Несмотря на то что соцреализм стремится замаскировать риторики насилия, выдвигая на первый план порождаемую ритуалами насилия экстатику сакрального[1198], в советской культуре уже в 1920-е годы предпринимались попытки, балансирующие на краю (а чаще за пределами) дозволенного, проанализировать эти риторические и ритуальные конструкции. О том, что именно так будет построена советская квазирелигиозная культура, кажется, первыми догадались Евгений Замятин в романе «Мы» (где именно насилие порождает сакральное как в официальной, так и в противостоящей ей альтернативной культуре) и Исаак Бабель в «Конармии» (особенно примечательны в этом отношении такие рассказы, как «Письмо», «Соль», «Мой первый гусь», «Сын рабби»). Дальнейшее развитие соцреализма в полной мере подтвердило их прогнозы: именно экстатика насилия как оформления сакрального лежит в основании соцреалистических сочинений Алексея Н. Толстого (особенно «Петра Первого»), и «Оптимистической трагедии» Вс. Вишневского, и «Дороги на океан» Л. Леонова с его галлюцинаторными видениями уничтожения целых государств, и в «Молодой гвардии» А. Фадеева. А например, в фильмах С. Эйзенштейна эта экстатика настолько сознательно обнажена, что граничит с деконструкцией, как особенно отчетливо видно по второй части «Ивана Грозного».
Хармс, Зощенко и Шаламов уже целенаправленно подрывали и исследовали фундаментальную для советской культуры связь между ритуалами и риториками насилия, с одной стороны, и производством сакральных значений (коммунистических, националистических или культурно-реставраторских), с другой. Вплотную за ними следовали Николай Аржак (Юлий Даниэль) как автор повестей «Говорит Москва» и «Искупление» и Абрам Терц (Андрей Синявский) как автор «Любимова» — наверное, самых мощных деконструкций культуры насилия (как в ее официальной, так и в неофициальной версии) в оттепельные годы. Впоследствии эту работу продолжили Людмила Петрушевская и Владимир Сорокин: они подвергли эту связь натуралистическому снижению и/или концептуалистской деконструкции.
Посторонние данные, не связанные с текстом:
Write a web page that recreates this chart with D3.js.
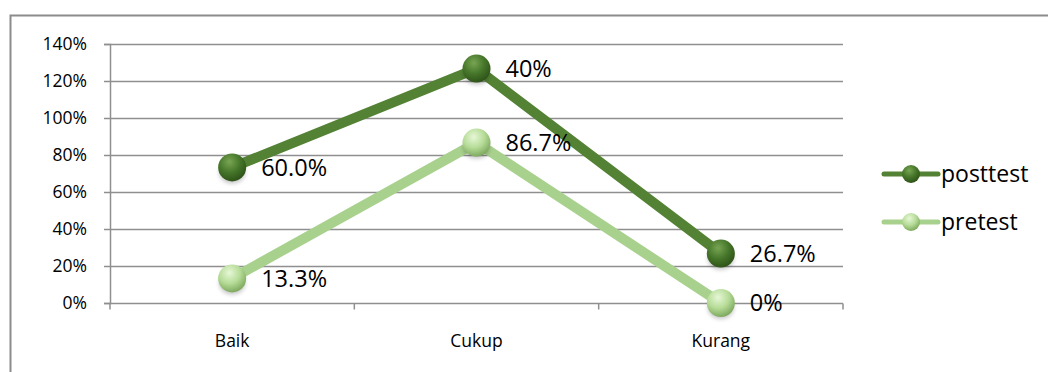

Если рассмотреть эту линию (от Бабеля и Зощенко — через Эйзенштейна — затем Шаламова, Терца и Аржака — до Сорокина) как единую традицию, то ее важнейшим лейтмотивом окажется демонстрация того, как риторики насилия, выступая в качестве «трансцендентальных означающих», подменяют собой и в итоге стирают объекты означения — в первую очередь идентичность, культуру (язык) и реальность. Следовательно, то, что делают Пресняковы и их коллеги по НД, представляет собой прямое продолжение стратегий, закрепленных этой традицией. Новизна же современных авторов во многом связана с новой ролью риторик и ритуалов насилия в постсоветской культуре. Именно насилие как носитель архаических (домодерных) стратегий, сплетаясь с пост-модерной эстетикой социальных спектаклей, образует взрывной гибрид, лежащий в основании их драматургии.
Этот взрывной гибрид не формален (или, вернее, не только формален): он отсылает к определенной концепции постсоветской реальности. Вряд ли необходимо специально доказывать, что в постсоветской культуре насилие не только не утратило значения, присущего ему в советской социальности, но и многократно укрепило свою роль. С падением тоталитарной идеологии советские риторики и ритуалы насилия не исчезли и не могли исчезнуть хотя бы потому, что ими было сформировано советское культурное бессознательное. В постсоветский период они, не сдерживаемые более идеологическим «супер-эго», вышли в «светлое поле» культуры и сформировали множество публичных дискурсов и поведенческих стратегий новой России — от политических до повседневных[1199]. Однако поскольку способ существования практик насилия и их социальный контекст в России 1990–2000-х — все-таки иной, то и отличия этих практик от советских тоже весьма существенны.